The girls today in society go for classical poetry
So to win their hearts one must quote with ease
Aeschylus and Euripides
One must know Homer and believe me, beau
Sophocles, also Sappho-ho
Unless you know Shelley and Keats and Pope
Dainty Debbies will call you a dope
Brush up on your Shakespeare’s
Start quoting him now
Brush up on your Shakespeare
And the women you will wow.
I read the other day that some uncultured and ignorant poltroons somewhere want to kill the language of Shakespeare and modernize what he wrote – mainly so dumb-bunnies like the formulators of this outrage can understand the words of the Bard. Well, as far as I am concerned, if you don't understand Shakespeare's lingo you have no right to be exposed to it. Stick with your comic books. “I don't wanna read something in that old English,” whined a student once. I pointed out that Shakespeare is not old English, even Chaucer is deemed 'early modern English', so Shakespeare, relatively, is about 10 minutes ago. Is it challenging? Sure it is. Anything of worth is challenging, but the reward is so wonderful. When I was about 12 or 13 an intellectual snob aunt gave my philistinic cousin and I tickets to the film of Richard III with Olivier. We were not so very enchanted with her generosity. But we went. And at first the lines bemused and even offended us. But when we got to the guts of the story all our antagonism faded away and we, in fact, didn't even notice the archaic nature of the verbiage. We found it wonderful and exciting. And I actually became a bit hooked on Shakespeare from that moment on. The call to update the 'poetry' of Shakespeare is insulting and moronic and is, sadly, yet a further reflection of the numbing-down of society – especially the society of the young who are no longer expected to master cursive writing among other neologisms.

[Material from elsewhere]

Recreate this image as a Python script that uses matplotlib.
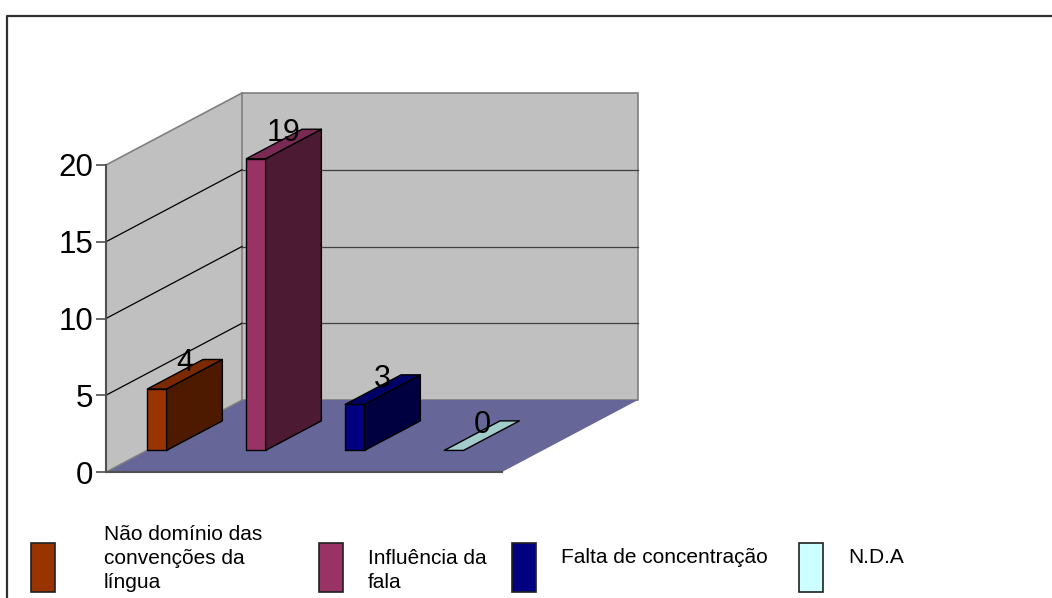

Point being that Shakespeare is not very difficult. If read in context, and especially if 'seen' in context – and the plays are plays and really should be seen to be appreciated, either in film or on stage. Go and catch Kenneth Branagh in Henry V and immerse yourself in the violence and magnificence that punctuated English history. The story just wouldn't work if put into the language of today, dude. So I say, rail against such intellectual travesties that would defile our heritage and our wisdom. Let the Bard be. We don't need to further suffer the slings and arrows of outrageous fortune.